27 de abril de 2008
A verdade das coisas

É, eu acho que há mesmo um mistério em cada fato. Um mistério que confere a cada fato urgência e delicadeza, ainda que cada fato por si mesmo não seja mais do que um fiapo de nuvem, um fiapo de nuvem que se junta a outro fiapo de nuvem e mais outro e vai traçando no ar um desenho que, de um momento para outro, de ovelha pode tornar-se a cara do seu avô ou um coro de anjos dançando no céu. Essa plasticidade da vida é o fundamento positivíssimo dessa desimportância de todos os fatos: tudo sempre pode ser de outro modo. É ela que oferece o solo fértil para a vontade, do ato mais simples ao milagre. Para que amanhã você acorde e diga: "Não mais!".
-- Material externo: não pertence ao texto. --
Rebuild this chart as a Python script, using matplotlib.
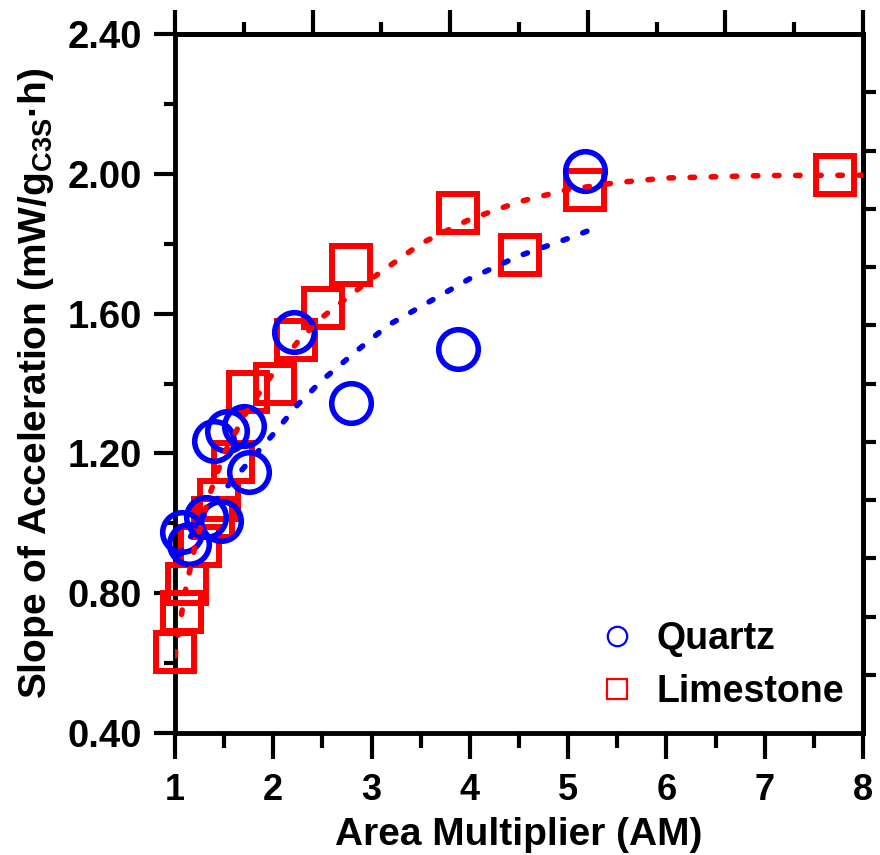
import matplotlib
matplotlib.use("Agg")
import matplotlib.pyplot as plt
from matplotlib.lines import Line2D
import numpy as np

plt.rcParams['font.family'] = ['Liberation Sans', 'DejaVu Sans']
plt.rcParams['font.weight'] = 'bold'
plt.rcParams['mathtext.default'] = 'regular'

# ---- data ----
quartz_x = [1.07, 1.14, 1.32, 1.47, 1.40, 1.53, 1.70, 1.75, 2.21, 2.79, 3.88, 5.17]
quartz_y = [0.975, 0.941, 1.018, 1.007, 1.235, 1.264, 1.278, 1.147, 1.547, 1.344, 1.499, 2.008]

limestone_x = [1.00, 1.07, 1.12, 1.25, 1.39, 1.45, 1.59, 1.74, 2.02, 2.23, 2.51, 2.79, 3.88, 4.51, 5.17, 7.72]
limestone_y = [0.632, 0.746, 0.826, 0.935, 1.015, 1.067, 1.175, 1.376, 1.40, 1.524, 1.616, 1.739, 1.888, 1.768, 1.954, 1.997]

# fitted trend curves
quartz_fit_x = [1.05, 1.15, 1.28, 1.5, 1.75, 2.0, 2.25, 2.5, 2.86, 3.17, 3.5, 4.0, 4.5, 5.0, 5.25]
quartz_fit_y = [0.91, 0.958, 1.018, 1.095, 1.175, 1.255, 1.34, 1.41, 1.496, 1.567, 1.62, 1.70, 1.765, 1.815, 1.842]

limestone_fit_x = [1.0, 1.1, 1.2, 1.35, 1.5, 1.75, 2.0, 2.25, 2.5, 3.0, 3.5, 4.0, 4.5, 5.0, 5.5, 6.0, 7.0, 8.0]
limestone_fit_y = [0.62, 0.80, 0.93, 1.08, 1.20, 1.33, 1.43, 1.52, 1.59, 1.70, 1.80, 1.87, 1.92, 1.955, 1.975, 1.988, 1.995, 1.996]

x_ticks = [1, 2, 3, 4, 5, 6, 7, 8]
y_ticks = [0.40, 0.80, 1.20, 1.60, 2.00, 2.40]
y_tick_labels = ['0.40', '0.80', '1.20', '1.60', '2.00', '2.40']

BLUE = '#0000FF'
RED = '#FF0000'

fig = plt.figure(figsize=(8.8, 8.55), dpi=100)
ax = fig.add_axes([0.19886, 0.14269, 0.78182, 0.81754])

ax.plot(limestone_x, limestone_y, 's', ms=27.5, mfc='none', mec=RED, mew=4.3,
        clip_on=False, zorder=3)
ax.plot(quartz_x, quartz_y, 'o', ms=28.5, mfc='none', mec=BLUE, mew=4.0,
        clip_on=False, zorder=4)
dash = (0, (0.8, 3.0))
ax.plot(limestone_fit_x, limestone_fit_y, color=RED, lw=4.0, ls=dash,
        dash_capstyle='round', zorder=5)
ax.plot(quartz_fit_x, quartz_fit_y, color=BLUE, lw=4.0, ls=dash,
        dash_capstyle='round', zorder=5)

ax.set_xlim(1, 8)
ax.set_ylim(0.4, 2.4)

for s in ax.spines.values():
    s.set_linewidth(3.5)

ax.set_xticks(x_ticks)
ax.set_xticks(np.arange(1.5, 8, 1.0), minor=True)
ax.set_yticks(y_ticks)
ax.set_yticklabels(y_tick_labels)
ax.set_yticks(np.arange(0.6, 2.4, 0.4), minor=True)

ax.tick_params(axis='x', which='major', direction='out', length=19, width=3,
               labelsize=26, pad=10, top=False)
ax.tick_params(axis='x', which='minor', direction='out', length=10.5, width=3, top=False)
ax.tick_params(axis='y', which='major', direction='out', length=15, width=3,
               labelsize=27.5, pad=9, right=False)
ax.tick_params(axis='y', which='minor', direction='out', length=8, width=3, right=False)
for lab in ax.get_xticklabels() + ax.get_yticklabels():
    lab.set_fontweight('bold')

# top axis with its own tick spacing
top = ax.secondary_xaxis('top')
top.set_xticks(np.linspace(1, 8, 6))
top.set_xticks(np.linspace(1.7, 7.3, 5), minor=True)
top.tick_params(which='major', direction='out', length=17, width=3, labeltop=False)
top.tick_params(which='minor', direction='out', length=9, width=3)
top.spines['top'].set_linewidth(3.5)

# right axis with its own tick spacing
right = ax.secondary_yaxis('right')
right.set_yticks(np.linspace(0.4, 2.4, 13)[1:-1])
right.tick_params(which='major', direction='out', length=9, width=3, labelright=False)
right.spines['right'].set_linewidth(3.5)

ax.set_xlabel('Area Multiplier (AM)', fontsize=28, fontweight='bold', labelpad=6)
ax.set_ylabel('Slope of Acceleration (mW/g$_{C3S}$·h)', fontsize=28,
              fontweight='bold', labelpad=8)

handles = [
    Line2D([], [], ls='none', marker='o', ms=14, mfc='none', mec=BLUE, mew=1.6),
    Line2D([], [], ls='none', marker='s', ms=14, mfc='none', mec=RED, mew=1.6),
]
leg = ax.legend(handles, ['Quartz', 'Limestone'], loc='lower left',
                bbox_to_anchor=(0.615, 0.033), frameon=False, fontsize=27,
                handlelength=1.0, handletextpad=0.55, labelspacing=0.45,
                borderpad=0, borderaxespad=0)
for t in leg.get_texts():
    t.set_fontweight('bold')

fig.savefig('out.png', dpi=100)
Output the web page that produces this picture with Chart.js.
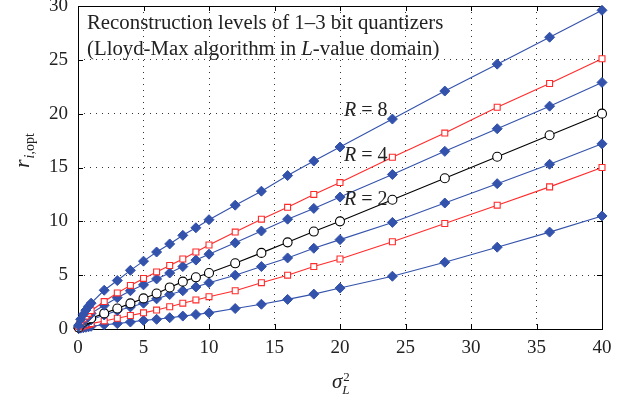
<!DOCTYPE html>
<html>
<head>
<meta charset="utf-8">
<script src="https://cdn.jsdelivr.net/npm/chart.js@4.4.0/dist/chart.umd.min.js"></script>
<style>
  html, body { margin: 0; padding: 0; background: #fff; }
</style>
</head>
<body>
<canvas id="quantChart" width="637" height="402"></canvas>
<script>
// sigma_L^2 sample points
const sigma2 = [0.05, 0.2, 0.4, 0.6, 0.8, 1, 2, 3, 4, 5, 6, 7, 8, 9, 10, 12, 14, 16, 18, 20, 24, 28, 32, 36, 40];

// 3 bit quantizer (4 positive levels), blue diamonds
const bit3Level4 = [0.35, 0.9, 1.35, 1.75, 2.1, 2.4, 3.6, 4.5, 5.45, 6.3, 7.15, 7.9, 8.7, 9.4, 10.15, 11.5, 12.8, 14.25, 15.6, 16.9, 19.5, 22.1, 24.6, 27.1, 29.6];
const bit3Level3 = [0.2, 0.5, 0.75, 0.95, 1.15, 1.45, 2.2, 2.9, 3.55, 4.1, 4.65, 5.2, 5.8, 6.4, 6.95, 8.0, 9.1, 10.2, 11.2, 12.25, 14.35, 16.5, 18.6, 20.7, 22.9];
const bit3Level2 = [0.1, 0.3, 0.45, 0.6, 0.72, 0.85, 1.3, 1.7, 2.05, 2.4, 2.8, 3.2, 3.55, 3.9, 4.3, 5.0, 5.8, 6.6, 7.5, 8.3, 9.9, 11.7, 13.5, 15.3, 17.2];
const bit3Level1 = [0.03, 0.08, 0.12, 0.16, 0.2, 0.25, 0.4, 0.5, 0.65, 0.8, 0.9, 1.05, 1.2, 1.35, 1.5, 1.9, 2.3, 2.75, 3.24, 3.8, 4.9, 6.2, 7.6, 9.0, 10.5];

// 2 bit quantizer (2 positive levels), red squares
const bit2Level2 = [0.25, 0.65, 0.95, 1.2, 1.45, 1.7, 2.55, 3.35, 4.05, 4.7, 5.3, 5.9, 6.5, 7.15, 7.8, 9.0, 10.2, 11.3, 12.5, 13.6, 15.95, 18.2, 20.6, 22.8, 25.1];
const bit2Level1 = [0.06, 0.18, 0.27, 0.35, 0.42, 0.5, 0.75, 1.0, 1.25, 1.5, 1.76, 2.07, 2.4, 2.7, 3.0, 3.55, 4.3, 5.0, 5.8, 6.5, 8.1, 9.8, 11.5, 13.2, 15.0];

// 1 bit quantizer, black circles
const bit1Level1 = [0.15, 0.45, 0.65, 0.8, 0.92, 1.0, 1.45, 1.9, 2.38, 2.84, 3.3, 3.86, 4.4, 4.8, 5.2, 6.1, 7.07, 8.05, 9.05, 10.0, 12.0, 14.0, 16.0, 18.0, 20.0];

const xTickStep = 5;
const yTickStep = 5;

const serif = '"Liberation Serif", "DejaVu Serif", serif';
const blue = '#3352ab';
const red = '#ff2b2b';

function toPoints(values) {
	return sigma2.map((s, i) => ({x: s, y: values[i]}));
}

function blueSet(values) {
	return {
		data: toPoints(values),
		borderColor: blue,
		backgroundColor: blue,
		borderWidth: 1.1,
		pointStyle: 'rectRot',
		pointRadius: 5,
		pointBorderWidth: 1,
		clip: false
	};
}

function redSet(values) {
	return {
		data: toPoints(values),
		borderColor: red,
		backgroundColor: '#ffffff',
		borderWidth: 1.1,
		pointStyle: 'rect',
		pointRadius: 4.2,
		pointBorderWidth: 1.1,
		clip: false
	};
}

function blackSet(values) {
	return {
		data: toPoints(values),
		borderColor: '#000000',
		backgroundColor: '#ffffff',
		borderWidth: 1.1,
		pointStyle: 'circle',
		pointRadius: 4.5,
		pointBorderWidth: 1.1,
		clip: false
	};
}

// box around the plot with MATLAB style inward ticks
const framePlugin = {
	id: 'frame',
	beforeDatasetsDraw(chart) {
		const {ctx, chartArea: a, scales} = chart;
		ctx.save();
		ctx.strokeStyle = '#000';
		ctx.lineWidth = 1;
		ctx.strokeRect(a.left + 0.5, a.top + 0.5, a.right - a.left, a.bottom - a.top);
		ctx.beginPath();
		scales.x.ticks.forEach(t => {
			let px = Math.round(scales.x.getPixelForValue(t.value)) + 0.5;
			ctx.moveTo(px, a.bottom); ctx.lineTo(px, a.bottom - 5);
			ctx.moveTo(px, a.top); ctx.lineTo(px, a.top + 5);
		});
		scales.y.ticks.forEach(t => {
			let py = Math.round(scales.y.getPixelForValue(t.value)) + 0.5;
			ctx.moveTo(a.left, py); ctx.lineTo(a.left + 5, py);
			ctx.moveTo(a.right, py); ctx.lineTo(a.right - 5, py);
		});
		ctx.stroke();
		ctx.restore();
	}
};

function drawRuns(ctx, runs, x, y) {
	runs.forEach(r => {
		ctx.font = r.font;
		ctx.fillText(r.text, x, y + (r.dy || 0));
		x += ctx.measureText(r.text).width + (r.gap || 0);
	});
	return x;
}

const textPlugin = {
	id: 'texts',
	afterDraw(chart) {
		const {ctx, chartArea: a, scales} = chart;
		ctx.save();
		ctx.fillStyle = '#222';
		ctx.textBaseline = 'alphabetic';
		ctx.textAlign = 'left';

		// caption inside the plot
		ctx.font = '20.8px ' + serif;
		ctx.fillText('Reconstruction levels of 1\u20133 bit quantizers', a.left + 9, 29);
		drawRuns(ctx, [
			{text: '(Lloyd-Max algorithm in ', font: '20.8px ' + serif},
			{text: 'L', font: 'italic 20.8px ' + serif},
			{text: '-value domain)', font: '20.8px ' + serif}
		], a.left + 9, 55);

		// R labels
		[['8', 19.8], ['4', 15.65], ['2', 11.5]].forEach(([r, v]) => {
			let px = scales.x.getPixelForValue(20.3);
			let py = scales.y.getPixelForValue(v);
			drawRuns(ctx, [
				{text: 'R', font: 'italic 20px ' + serif},
				{text: ' = ' + r, font: '20px ' + serif}
			], px, py);
		});

		// x axis title: sigma_L^2
		let cx = (a.left + a.right) / 2 - 8;
		ctx.font = 'italic 21px ' + serif;
		ctx.fillText('\u03c3', cx, 388);
		let w = ctx.measureText('\u03c3').width;
		ctx.font = 'italic 13px ' + serif;
		ctx.fillText('L', cx + w, 394);
		ctx.font = '13px ' + serif;
		ctx.fillText('2', cx + w + 1, 381);

		// y axis title: r_{i,opt}
		ctx.translate(29, 168);
		ctx.rotate(-Math.PI / 2);
		drawRuns(ctx, [
			{text: 'r', font: 'italic 22px ' + serif, gap: 1},
			{text: 'i', font: 'italic 14px ' + serif, dy: 5},
			{text: ',opt', font: '14px ' + serif, dy: 5}
		], 0, 0);
		ctx.restore();
	}
};

new Chart(document.getElementById('quantChart'), {
	type: 'line',
	data: {
		datasets: [
			blueSet(bit3Level4),
			redSet(bit2Level2),
			blueSet(bit3Level3),
			blackSet(bit1Level1),
			blueSet(bit3Level2),
			redSet(bit2Level1),
			blueSet(bit3Level1)
		]
	},
	options: {
		responsive: false,
		animation: false,
		layout: {padding: {top: 5, right: 35, left: 0, bottom: 0}},
		elements: {line: {tension: 0}},
		scales: {
			x: {
				type: 'linear',
				min: 0,
				max: 40,
				afterFit: s => { s.height = 73; s.paddingLeft = 0; s.paddingRight = 0; },
				ticks: {stepSize: xTickStep, padding: 8, color: '#222', font: {family: serif, size: 19}},
				grid: {drawTicks: false, color: '#333', lineWidth: 1},
				border: {display: false, dash: [1, 5]}
			},
			y: {
				type: 'linear',
				min: 0,
				max: 30,
				afterFit: s => { s.width = 78; s.paddingTop = 0; s.paddingBottom = 0; },
				ticks: {stepSize: yTickStep, padding: 10, color: '#222', font: {family: serif, size: 19}},
				grid: {drawTicks: false, color: '#333', lineWidth: 1},
				border: {display: false, dash: [1, 5]}
			}
		},
		plugins: {
			legend: {display: false},
			tooltip: {enabled: false}
		}
	},
	plugins: [framePlugin, textPlugin]
});
</script>
</body>
</html>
Cada fato se abre para uma infinidade de outros fatos possíveis como um fruto carrega dentro de si uma infinidade de sementes e cada uma delas uma árvore capaz de produzir uma infinidade de outros frutos e assim infindavelmente. Por isso, exatamente por isso, haverá sempre sentido em tudo. Um sentido que, quanto mais atenção dermos ao fato, mais profundo e singular ele nos parecerá.

É como esses mapas que a gente encontra na internet: você começa focando o planeta, depois o continente, o país, o estado, a cidade, o bairro, o prédio e finalmente uma janela em particular que em ninguém mais haverá de provocar sorrisos e suspiros senão em mim.

Repare: minha imaginação nada acrescenta ao sentido dessa janela, tão igual a todas as outras do prédio. É meu amor que alcança o sentido singular dela que, na verdade, nada tem de subjetivo. Pois, mesmo que outros duvidem das qualidades que atribuo a sua moradora, quem poderá dizer tê-la conhecido tão de perto? Quem pode então me desmentir?

Portanto, não é a imaginação que cria o sentido; é o amor que o descobre. Não criamos sentido, apenas nos dedicamos a encontrá-lo. O sentido das coisas está nas coisas e nenhum outro aparato - intelectual ou mecânico - é necessário para encontrá-lo além dessa "atenção dedicada" que bem podemos chamar de amor.

Isso não significa que não possamos nos enganar. Muito mais vezes do que gostaríamos, o desejo nos cega e então deixamos de ver o que é e passamos a ver o que desejamos que fosse. Sim, não são os fatos que nos enganam. Somos nós mesmos que nos deixamos enganar - por arrogância, comodidade, fraqueza... Sim, só os erros são genuinamente nossos. A verdade pertence às coisas e nelas repousa mansamente à espera de nosso olhar mais amoroso.